I'm trying to help a friend who has a worn, faded clipping of an old (20 or 30 years maybe) recipe from the New York Times.  Here's what we can make out.  If anyone can fill in the missing details (in italics), he'd sure appreciate it.

1 pound firm but sweet cooking apples
2 Tbls butter
1 1/4 c sugar
1/4 c currants or raisins
1/4 c Calvados or applejack
_? - 20_ slices of french bread, about 1/2 inch thick
_?2?_ egg yolks
_?2?_ whole eggs
1 tsp vanilla extract
_?_ cup heavy cream
_?_ cups milk
_??_ confectioners' sugar

Preheat oven to 400.  Peel apples; core, quarter, and slice them thinly.  There should be about _?_ cups.

Heat the butter in a heavy skillet and add apple slices.  Sprinkle the apples with 1/4 cup of sugar, and add the currants or raisins.  Sprinkle with Calvados and ignite it.

Arrange the bread slices, slightly overlapping, over the bottom of a 9x13 inch baking dish.  Do not crowd the bread and use only enough to cover the bottom, slightly overlapping, in one layer.

Spoon the apple mixture evenly over the bread.  Blend the yolks, eggs, remaining cup of sugar, vanilla, cream and milk.  Heat slightly and pour it all over the bread and fruit.  Set the baking dish in a larger pan and pour boiling water around it.  Carefully place in the oven and bake 40 minutes.  Remove the pudding from the water bath and let cool to lukewarm.

When lukewarm, sprinkle the top wth the confectioners' sugar put through a fine sieve.  Run the pudding under the broiler until the top is nicely glazed.  

Thanks for your help.
Kathy


----------



## Audeo (Jan 2, 2005)

I'll take a stab at this for a fellow Red Wings fan also lamenting the loss of the sport this year....

First of all, this is a bread pudding made with caramelized apples.  I have a similar recipe that came from my mother...probably about the same time period that this one was published, although I doubt seriously that it is the same one.  Likely, yours was from a NYC restaurant that was receiving raves at the time.  Good food abounds in NYC!!!

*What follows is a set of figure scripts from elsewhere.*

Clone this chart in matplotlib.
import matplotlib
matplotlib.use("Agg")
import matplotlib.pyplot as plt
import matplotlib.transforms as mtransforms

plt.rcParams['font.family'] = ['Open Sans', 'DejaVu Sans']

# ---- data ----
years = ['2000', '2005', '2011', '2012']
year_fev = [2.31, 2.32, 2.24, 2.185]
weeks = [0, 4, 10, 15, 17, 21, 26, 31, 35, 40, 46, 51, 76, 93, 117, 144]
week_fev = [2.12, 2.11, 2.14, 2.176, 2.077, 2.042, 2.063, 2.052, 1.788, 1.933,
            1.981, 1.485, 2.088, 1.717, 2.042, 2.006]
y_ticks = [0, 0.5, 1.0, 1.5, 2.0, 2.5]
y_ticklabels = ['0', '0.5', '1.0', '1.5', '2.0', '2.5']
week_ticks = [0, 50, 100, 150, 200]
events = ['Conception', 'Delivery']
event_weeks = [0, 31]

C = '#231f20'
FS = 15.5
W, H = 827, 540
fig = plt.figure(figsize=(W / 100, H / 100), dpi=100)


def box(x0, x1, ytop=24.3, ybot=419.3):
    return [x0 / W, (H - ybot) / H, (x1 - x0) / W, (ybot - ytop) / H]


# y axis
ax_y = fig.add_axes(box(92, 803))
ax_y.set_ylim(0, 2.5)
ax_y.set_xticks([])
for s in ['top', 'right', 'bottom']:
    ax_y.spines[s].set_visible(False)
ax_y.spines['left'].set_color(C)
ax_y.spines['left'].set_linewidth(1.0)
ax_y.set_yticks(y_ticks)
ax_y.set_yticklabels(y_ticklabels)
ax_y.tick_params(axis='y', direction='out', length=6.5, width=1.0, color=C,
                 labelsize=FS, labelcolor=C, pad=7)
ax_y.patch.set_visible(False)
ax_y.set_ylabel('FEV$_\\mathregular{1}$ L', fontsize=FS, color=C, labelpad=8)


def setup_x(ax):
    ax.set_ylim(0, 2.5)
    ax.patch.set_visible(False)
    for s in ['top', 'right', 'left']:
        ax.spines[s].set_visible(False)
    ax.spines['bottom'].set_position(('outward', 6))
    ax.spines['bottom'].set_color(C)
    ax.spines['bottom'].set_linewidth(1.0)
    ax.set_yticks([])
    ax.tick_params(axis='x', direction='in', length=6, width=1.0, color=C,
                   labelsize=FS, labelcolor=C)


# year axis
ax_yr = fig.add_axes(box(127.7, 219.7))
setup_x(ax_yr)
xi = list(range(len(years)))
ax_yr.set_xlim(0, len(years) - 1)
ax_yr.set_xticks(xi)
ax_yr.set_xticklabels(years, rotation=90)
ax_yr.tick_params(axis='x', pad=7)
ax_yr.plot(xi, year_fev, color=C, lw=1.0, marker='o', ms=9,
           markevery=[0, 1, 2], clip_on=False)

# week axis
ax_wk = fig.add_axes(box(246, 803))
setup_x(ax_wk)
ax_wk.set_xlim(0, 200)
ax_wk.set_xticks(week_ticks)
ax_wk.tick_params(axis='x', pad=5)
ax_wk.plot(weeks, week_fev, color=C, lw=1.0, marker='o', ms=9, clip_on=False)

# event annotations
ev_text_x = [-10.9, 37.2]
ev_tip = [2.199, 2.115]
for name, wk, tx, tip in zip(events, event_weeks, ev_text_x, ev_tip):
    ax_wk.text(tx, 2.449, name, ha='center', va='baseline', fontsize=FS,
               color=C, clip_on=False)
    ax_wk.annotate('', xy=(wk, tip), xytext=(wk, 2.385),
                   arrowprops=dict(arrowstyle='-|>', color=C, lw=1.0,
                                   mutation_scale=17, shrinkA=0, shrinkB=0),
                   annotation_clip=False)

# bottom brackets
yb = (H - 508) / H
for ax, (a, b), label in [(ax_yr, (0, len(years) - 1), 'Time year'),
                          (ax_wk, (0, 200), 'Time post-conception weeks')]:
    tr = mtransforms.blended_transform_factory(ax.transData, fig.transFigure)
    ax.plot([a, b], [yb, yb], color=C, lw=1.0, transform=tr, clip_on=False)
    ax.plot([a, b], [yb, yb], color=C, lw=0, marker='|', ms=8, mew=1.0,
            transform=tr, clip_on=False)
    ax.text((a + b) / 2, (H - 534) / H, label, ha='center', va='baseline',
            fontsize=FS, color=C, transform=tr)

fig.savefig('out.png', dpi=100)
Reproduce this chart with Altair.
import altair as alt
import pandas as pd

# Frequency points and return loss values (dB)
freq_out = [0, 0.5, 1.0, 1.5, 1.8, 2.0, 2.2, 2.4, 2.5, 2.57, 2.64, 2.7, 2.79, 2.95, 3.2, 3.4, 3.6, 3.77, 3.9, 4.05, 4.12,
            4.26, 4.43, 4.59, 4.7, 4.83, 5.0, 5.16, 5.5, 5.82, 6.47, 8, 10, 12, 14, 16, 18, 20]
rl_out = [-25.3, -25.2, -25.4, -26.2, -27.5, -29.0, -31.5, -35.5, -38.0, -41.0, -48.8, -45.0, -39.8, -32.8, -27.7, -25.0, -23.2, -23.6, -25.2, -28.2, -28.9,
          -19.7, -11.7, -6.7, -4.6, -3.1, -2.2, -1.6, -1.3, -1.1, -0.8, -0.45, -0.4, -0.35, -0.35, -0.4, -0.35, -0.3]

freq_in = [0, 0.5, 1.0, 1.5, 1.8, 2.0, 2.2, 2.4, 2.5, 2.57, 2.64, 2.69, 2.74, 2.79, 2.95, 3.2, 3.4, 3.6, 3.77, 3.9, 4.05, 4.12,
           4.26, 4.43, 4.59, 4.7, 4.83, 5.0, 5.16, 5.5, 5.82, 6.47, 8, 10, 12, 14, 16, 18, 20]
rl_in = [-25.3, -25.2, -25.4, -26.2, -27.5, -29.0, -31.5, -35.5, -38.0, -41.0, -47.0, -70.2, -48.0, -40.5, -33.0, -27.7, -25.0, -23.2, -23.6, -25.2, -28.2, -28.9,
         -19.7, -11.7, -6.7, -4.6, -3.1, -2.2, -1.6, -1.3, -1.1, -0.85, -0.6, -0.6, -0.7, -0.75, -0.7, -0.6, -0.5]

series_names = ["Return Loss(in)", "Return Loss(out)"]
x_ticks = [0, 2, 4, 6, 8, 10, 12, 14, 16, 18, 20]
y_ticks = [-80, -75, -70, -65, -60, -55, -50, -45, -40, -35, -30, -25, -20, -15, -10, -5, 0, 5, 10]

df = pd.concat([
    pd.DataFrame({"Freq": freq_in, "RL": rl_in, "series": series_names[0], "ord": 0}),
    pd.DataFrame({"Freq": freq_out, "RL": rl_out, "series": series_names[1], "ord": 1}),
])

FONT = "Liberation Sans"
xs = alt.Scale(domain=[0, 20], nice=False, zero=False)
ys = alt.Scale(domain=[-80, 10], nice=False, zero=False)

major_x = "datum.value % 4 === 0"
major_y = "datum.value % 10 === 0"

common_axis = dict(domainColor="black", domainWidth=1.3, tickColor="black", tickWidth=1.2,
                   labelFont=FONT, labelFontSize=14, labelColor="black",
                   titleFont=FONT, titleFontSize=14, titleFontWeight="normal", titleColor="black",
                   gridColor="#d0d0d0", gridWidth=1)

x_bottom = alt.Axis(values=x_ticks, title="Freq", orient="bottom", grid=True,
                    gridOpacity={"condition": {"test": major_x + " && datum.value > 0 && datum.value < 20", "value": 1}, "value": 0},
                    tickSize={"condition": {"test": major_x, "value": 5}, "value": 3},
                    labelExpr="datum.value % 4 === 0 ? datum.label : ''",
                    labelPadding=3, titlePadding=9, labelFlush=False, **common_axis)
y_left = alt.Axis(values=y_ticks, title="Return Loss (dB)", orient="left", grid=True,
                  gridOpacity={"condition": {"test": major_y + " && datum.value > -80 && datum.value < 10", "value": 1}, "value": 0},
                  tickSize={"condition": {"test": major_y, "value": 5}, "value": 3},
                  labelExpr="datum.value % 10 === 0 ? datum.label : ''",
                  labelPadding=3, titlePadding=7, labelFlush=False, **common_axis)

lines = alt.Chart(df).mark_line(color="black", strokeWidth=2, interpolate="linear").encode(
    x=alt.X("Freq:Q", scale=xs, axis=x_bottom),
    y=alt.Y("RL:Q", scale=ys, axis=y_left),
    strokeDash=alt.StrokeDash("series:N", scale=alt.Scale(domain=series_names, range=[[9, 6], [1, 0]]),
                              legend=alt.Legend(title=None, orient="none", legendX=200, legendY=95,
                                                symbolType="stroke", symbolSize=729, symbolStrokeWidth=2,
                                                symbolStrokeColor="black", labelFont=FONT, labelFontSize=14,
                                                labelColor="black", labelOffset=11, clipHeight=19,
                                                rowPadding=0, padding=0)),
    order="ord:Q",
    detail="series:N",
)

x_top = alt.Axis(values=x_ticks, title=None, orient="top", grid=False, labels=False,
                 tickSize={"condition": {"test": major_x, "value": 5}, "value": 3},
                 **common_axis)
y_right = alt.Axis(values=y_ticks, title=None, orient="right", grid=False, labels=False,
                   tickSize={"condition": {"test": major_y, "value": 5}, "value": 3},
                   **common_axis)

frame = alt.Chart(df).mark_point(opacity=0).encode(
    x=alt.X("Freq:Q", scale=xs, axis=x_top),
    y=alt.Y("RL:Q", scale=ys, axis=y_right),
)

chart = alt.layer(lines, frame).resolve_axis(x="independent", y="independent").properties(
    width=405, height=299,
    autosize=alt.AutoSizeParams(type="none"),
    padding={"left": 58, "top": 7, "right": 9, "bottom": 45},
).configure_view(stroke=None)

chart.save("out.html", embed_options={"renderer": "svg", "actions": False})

A pound of cooking apples would be about 3 (large) to 4 (medium), each resulting in about 3 cups sliced.

The french bread MUST be a thin baguette to produce so many slices to still fit into a 9x13 dish!  I woud venture a guess that this would be 15-20 slices, but use your own eye to create the layer described.  A bigger loaf will use fewer slices....

Mom's recipe calls for 4 egg yolks and 4 whole eggs and I can't imagine fewer eggs producing enough custard for this recipe.

1 cup heavy cream
1 1/4 cups milk  (These are the ratios in Mom's and could match yours)

I would go with 2 tablespoons of confectioners sugar sprinkled over the top, or even a little less since the stuff is so sweet.

The one thing not mentioned in the second paragraph of the instructions is the amount of time it will take to caramelize the apples (about 15 minutes over medium heat), which you will want to do before adding the Calvados (apple brandy) and igniting.

This recipe is really delicious.  I would only venture further by making a Calvados anglaise to dollop on the top when serving.

Best of luck!


----------



## Silversage (Jan 3, 2005)

Hank thanks you... Judy thanks you... and I thank you.

Now if only they'd settle that darn CBA!  

Kathy


----------